In the summer of 1983, Los Angeles Police Department Officer Paul Verna was on patrol on his motorcycle in Lake View Terrace when he spotted a gray, two-door Oldsmobile Cutlass on the road.
He flashed his lights at the driver, who pulled over on Hoyt Street, a neighborhood tucked away from busy Van Nuys Boulevard just to the northeast.
Nothing would have appeared out of place with this particular traffic stop: At that moment, Verna wouldn’t have known anything about Pamela Cummings, the driver who exited the Oldsmobile. He wouldn’t have been aware of her two passengers, either: Kenneth Earl Gay, Pamela’s friend from childhood, sitting in the passenger seat, and her husband, Raynard, laying low in the backseat.
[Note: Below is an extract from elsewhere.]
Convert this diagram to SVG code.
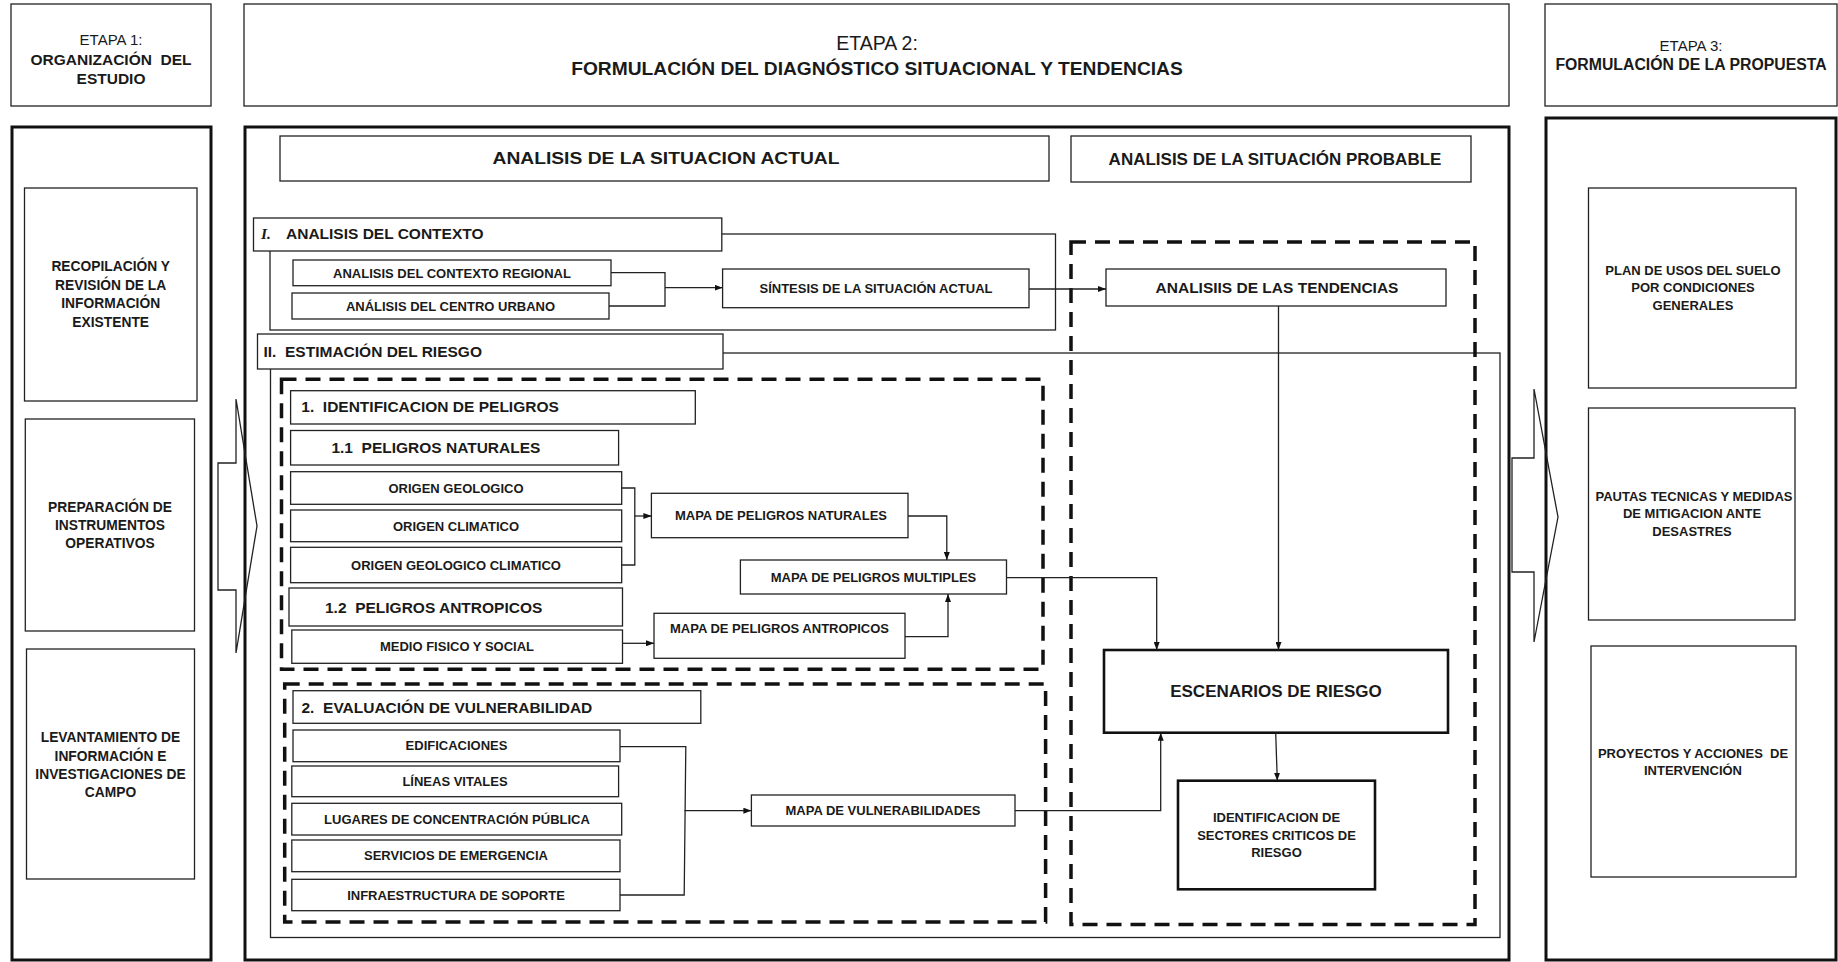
<svg xmlns="http://www.w3.org/2000/svg" width="1838" height="962" viewBox="0 0 1838 962">
<defs>
<style>
.b{fill:#fff;stroke:#222;stroke-width:1.3}
.bt{fill:#fff;stroke:#111;stroke-width:2.6}
.tb{fill:none;stroke:#111;stroke-width:3}
.ct{fill:none;stroke:#222;stroke-width:1.3}
.d{fill:none;stroke:#111;stroke-width:3.5;stroke-dasharray:15 9}
.c{fill:none;stroke:#222;stroke-width:1.3}
.t{font-family:"Liberation Sans",Arial,sans-serif;font-weight:bold;fill:#1a1a1a}
.r{font-weight:normal}
.m{text-anchor:middle}
.s13{font-size:13px}
.s14{font-size:13.8px}
.s15{font-size:15.5px}
.s17{font-size:17px}
.i{font-family:"Liberation Serif","Times New Roman",serif;font-style:italic;font-weight:bold;font-size:15.5px;fill:#1a1a1a}
</style>
<marker id="ah" markerUnits="userSpaceOnUse" markerWidth="8" markerHeight="6" refX="8" refY="3" orient="auto">
<path d="M0,0 L8,3 L0,6 z" fill="#111"/>
</marker>
</defs>
<rect width="1838" height="962" fill="#fff"/>

<g id="etapa1">
<rect class="b" x="11" y="4" width="200" height="102"/>
<text class="t m r" x="111" y="45" font-size="15">ETAPA 1:</text>
<text class="t m s15" x="111" y="64.5" xml:space="preserve">ORGANIZACIÓN  DEL</text>
<text class="t m s15" x="111" y="84">ESTUDIO</text>
<rect class="tb" x="12" y="127" width="199" height="833"/>
</g>
<g id="etapa2">
<rect class="b" x="244" y="4" width="1265" height="102"/>
<text class="t m r" x="877" y="50" font-size="19.5">ETAPA 2:</text>
<text class="t m" x="877" y="74.5" font-size="19.2">FORMULACIÓN DEL DIAGNÓSTICO SITUACIONAL Y TENDENCIAS</text>
<rect class="tb" x="245" y="127" width="1264" height="833"/>
</g>
<g id="etapa3">
<rect class="b" x="1545" y="4" width="292" height="102"/>
<text class="t m r" x="1691" y="50.5" font-size="15">ETAPA 3:</text>
<text class="t m" x="1691" y="70" font-size="15.8">FORMULACIÓN DE LA PROPUESTA</text>
<rect class="tb" x="1546" y="118" width="290" height="842"/>
</g>

<g id="flecha-1">
<polygon class="c" points="236,399 257,526 236,653 236,590 218,590 218,463 236,463"/>
</g>
<g id="flecha-2">
<polygon class="c" points="1534,389 1558,517 1534,642 1534,572 1512,572 1512,458 1534,458"/>
</g>

<g id="recopilacion">
<rect class="b" x="24.5" y="188" width="172.5" height="213"/>
<text class="t m s14" x="110.7" y="271">RECOPILACIÓN Y</text>
<text class="t m s14" x="110.7" y="289.5">REVISIÓN DE LA</text>
<text class="t m s14" x="110.7" y="308">INFORMACIÓN</text>
<text class="t m s14" x="110.7" y="326.5">EXISTENTE</text>
</g>
<g id="preparacion">
<rect class="b" x="25.3" y="419" width="169.2" height="212"/>
<text class="t m s14" x="110" y="512">PREPARACIÓN DE</text>
<text class="t m s14" x="110" y="530">INSTRUMENTOS</text>
<text class="t m s14" x="110" y="548">OPERATIVOS</text>
</g>
<g id="levantamiento">
<rect class="b" x="26.5" y="649" width="168" height="230"/>
<text class="t m s14" x="110.5" y="742">LEVANTAMIENTO DE</text>
<text class="t m s14" x="110.5" y="760.5">INFORMACIÓN E</text>
<text class="t m s14" x="110.5" y="779">INVESTIGACIONES DE</text>
<text class="t m s14" x="110.5" y="797">CAMPO</text>
</g>

<g id="plan-usos">
<rect class="b" x="1588.5" y="188" width="207.5" height="200"/>
<text class="t m s13" x="1693" y="275">PLAN DE USOS DEL SUELO</text>
<text class="t m s13" x="1693" y="292">POR CONDICIONES</text>
<text class="t m s13" x="1693" y="309.5">GENERALES</text>
</g>
<g id="pautas">
<rect class="b" x="1588.5" y="408" width="206.5" height="212"/>
<text class="t m s13" x="1694" y="500.5">PAUTAS TECNICAS Y MEDIDAS</text>
<text class="t m s13" x="1692" y="518">DE MITIGACION ANTE</text>
<text class="t m s13" x="1692" y="535.5">DESASTRES</text>
</g>
<g id="proyectos">
<rect class="b" x="1591" y="646" width="205" height="231"/>
<text class="t m s13" x="1693" y="757.5" xml:space="preserve">PROYECTOS Y ACCIONES  DE</text>
<text class="t m s13" x="1693" y="774.5">INTERVENCIÓN</text>
</g>

<g id="situacion-actual">
<rect class="b" x="280" y="136" width="769" height="45"/>
<text class="t m" x="666" y="164" font-size="17" textLength="347" lengthAdjust="spacingAndGlyphs">ANALISIS DE LA SITUACION ACTUAL</text>
</g>
<g id="situacion-probable">
<rect class="b" x="1071" y="136" width="400" height="46"/>
<text class="t m s17" x="1275" y="165">ANALISIS DE LA SITUACIÓN PROBABLE</text>
</g>

<g id="contenedores">
<rect class="ct" x="270" y="234" width="785.5" height="96"/>
<rect class="ct" x="270.5" y="353" width="1229.5" height="584.5"/>
<rect class="d" x="281.5" y="379.3" width="761.5" height="290"/>
<rect class="d" x="284.7" y="684" width="760.9" height="238"/>
<rect class="d" x="1071" y="242" width="404" height="682.5"/>
</g>

<g id="contexto">
<rect class="b" x="253.5" y="218" width="468.3" height="33"/>
<text class="i" x="261" y="239">I.</text>
<text class="t s15" x="286" y="239">ANALISIS DEL CONTEXTO</text>
</g>
<g id="contexto-regional">
<rect class="b" x="293" y="260" width="318" height="25.7"/>
<text class="t m s13" x="452" y="277.5">ANALISIS DEL CONTEXTO REGIONAL</text>
</g>
<g id="centro-urbano">
<rect class="b" x="292" y="293" width="317" height="26"/>
<text class="t m s13" x="450.5" y="310.8">ANÁLISIS DEL CENTRO URBANO</text>
</g>
<g id="sintesis">
<rect class="b" x="722.6" y="269" width="306.4" height="38.7"/>
<text class="t m s13" x="876" y="293">SÍNTESIS DE LA SITUACIÓN ACTUAL</text>
</g>
<g id="tendencias">
<rect class="b" x="1106" y="269" width="340" height="37"/>
<text class="t m s15" x="1277" y="293">ANALISIIS DE LAS TENDENCIAS</text>
</g>

<g id="estimacion">
<rect class="b" x="257.5" y="334" width="465.5" height="35"/>
<text class="t s15" x="263.5" y="356.5" xml:space="preserve">II.  ESTIMACIÓN DEL RIESGO</text>
</g>
<g id="identificacion-peligros">
<rect class="b" x="290.6" y="390.7" width="404.7" height="33.3"/>
<text class="t s15" x="301.3" y="412" xml:space="preserve">1.  IDENTIFICACION DE PELIGROS</text>
</g>
<g id="peligros-naturales">
<rect class="b" x="290.6" y="430.5" width="328" height="34.5"/>
<text class="t s15" x="331.4" y="453" xml:space="preserve">1.1  PELIGROS NATURALES</text>
</g>
<g id="origen-geologico">
<rect class="b" x="290.6" y="471.7" width="331.1" height="32.6"/>
<text class="t m s13" x="456" y="492.5">ORIGEN GEOLOGICO</text>
</g>
<g id="origen-climatico">
<rect class="b" x="290.6" y="510" width="331.1" height="31.7"/>
<text class="t m s13" x="456" y="530.5">ORIGEN CLIMATICO</text>
</g>
<g id="origen-geo-climatico">
<rect class="b" x="290.6" y="547.3" width="331.1" height="35.4"/>
<text class="t m s13" x="456" y="569.5">ORIGEN GEOLOGICO CLIMATICO</text>
</g>
<g id="peligros-antropicos">
<rect class="b" x="289" y="588" width="333.5" height="38"/>
<text class="t s15" x="325" y="612.5" xml:space="preserve">1.2  PELIGROS ANTROPICOS</text>
</g>
<g id="medio-fisico">
<rect class="b" x="291.8" y="630" width="330.7" height="33.3"/>
<text class="t m s13" x="457" y="651.3">MEDIO FISICO Y SOCIAL</text>
</g>
<g id="mapa-naturales">
<rect class="b" x="651.4" y="493.3" width="256.6" height="44.4"/>
<text class="t m s13" x="781" y="520">MAPA DE PELIGROS NATURALES</text>
</g>
<g id="mapa-multiples">
<rect class="b" x="740.4" y="560" width="266.1" height="34"/>
<text class="t m s13" x="873.5" y="581.5">MAPA DE PELIGROS MULTIPLES</text>
</g>
<g id="mapa-antropicos">
<rect class="b" x="654" y="613.3" width="251" height="45"/>
<text class="t m s13" x="779.5" y="633.3">MAPA DE PELIGROS ANTROPICOS</text>
</g>

<g id="vulnerabilidad">
<rect class="b" x="293" y="690.7" width="407.8" height="32.6"/>
<text class="t s15" x="301.5" y="712.5" xml:space="preserve">2.  EVALUACIÓN DE VULNERABILIDAD</text>
</g>
<g id="edificaciones">
<rect class="b" x="293" y="730" width="327" height="31.7"/>
<text class="t m s13" x="456.5" y="750.3">EDIFICACIONES</text>
</g>
<g id="lineas-vitales">
<rect class="b" x="291.8" y="766" width="326.8" height="30.7"/>
<text class="t m s13" x="455" y="786">LÍNEAS VITALES</text>
</g>
<g id="lugares">
<rect class="b" x="291.8" y="803.3" width="329.9" height="31.7"/>
<text class="t m s13" x="457" y="823.6">LUGARES DE CONCENTRACIÓN PÚBLICA</text>
</g>
<g id="servicios">
<rect class="b" x="291.8" y="840" width="328.2" height="31.7"/>
<text class="t m s13" x="456" y="860.4">SERVICIOS DE EMERGENCIA</text>
</g>
<g id="infraestructura">
<rect class="b" x="291.8" y="879.3" width="328.2" height="31.4"/>
<text class="t m s13" x="456" y="899.6">INFRAESTRUCTURA DE SOPORTE</text>
</g>
<g id="mapa-vulnerabilidades">
<rect class="b" x="751.4" y="795" width="263.6" height="31"/>
<text class="t m s13" x="883" y="815.2">MAPA DE VULNERABILIDADES</text>
</g>

<g id="escenarios">
<rect class="bt" x="1104" y="650" width="344" height="82.7"/>
<text class="t m s17" x="1276" y="697">ESCENARIOS DE RIESGO</text>
</g>
<g id="sectores-criticos">
<rect class="bt" x="1178" y="780.7" width="197" height="108.6"/>
<text class="t m s13" x="1276.5" y="822">IDENTIFICACION DE</text>
<text class="t m s13" x="1276.5" y="839.5">SECTORES CRITICOS DE</text>
<text class="t m s13" x="1276.5" y="857">RIESGO</text>
</g>

<g id="conectores">
<polyline class="c" points="611,272.7 665,272.7 665,306 609,306"/>
<line class="c" x1="665" y1="287.7" x2="722.6" y2="287.7" marker-end="url(#ah)"/>
<line class="c" x1="1029" y1="289" x2="1106" y2="289" marker-end="url(#ah)"/>
<line class="c" x1="1278.5" y1="306" x2="1278.5" y2="650" marker-end="url(#ah)"/>
<polyline class="c" points="621.7,488 634.8,488 634.8,565 621.7,565"/>
<line class="c" x1="634.8" y1="516" x2="651.4" y2="516" marker-end="url(#ah)"/>
<polyline class="c" points="908,516 946.8,516 946.8,560" marker-end="url(#ah)"/>
<line class="c" x1="622.5" y1="643.3" x2="654" y2="643.3" marker-end="url(#ah)"/>
<polyline class="c" points="905,636.7 948,636.7 948,594" marker-end="url(#ah)"/>
<polyline class="c" points="1006.5,577.7 1156.7,577.7 1156.7,650" marker-end="url(#ah)"/>
<polyline class="c" points="620,746.7 685.8,746.7 684.2,895 620,895"/>
<line class="c" x1="684.5" y1="810.7" x2="751.4" y2="810.7" marker-end="url(#ah)"/>
<polyline class="c" points="1015,810.7 1160.7,810.7 1160.7,732.7" marker-end="url(#ah)"/>
<line class="c" x1="1275.7" y1="732.7" x2="1277.3" y2="780.7" marker-end="url(#ah)"/>
</g>
</svg>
As he wrote Pamela Cummings’ name in his notebook, Verna might not have noticed whether she was behaving strangely: For the last two months, she had acted as a getaway driver for Gay and her husband as they committed a string of violent robberies across the San Fernando Valley.
Verna would have no idea Raynard Cummings was quite prepared to kill him.
Verna also would never know how many details of his death — by at least one gunshot at near point-blank range, then by a flurry of five more shots as he lay on his back dying in the street — would still be debated more than 40 years later.
Gay, now 65 and imprisoned for much of his life, is on trial again this week for what he did or did not do to cause Verna’s death. Both prosecutors and Gay’s defenders wrapped up their cases Thursday, Aug. 10, with the 12-person jury beginning deliberations later in the day.
This is the third time Gay is on trial for what prosecutors say was his role in the killing: They allege he took the revolver from Raynard Cummings before stepping out of the car to fire three shots at Verna, who was desperately trying to get away from him. They said Gay fired two more into Verna when the officer collapsed on the ground.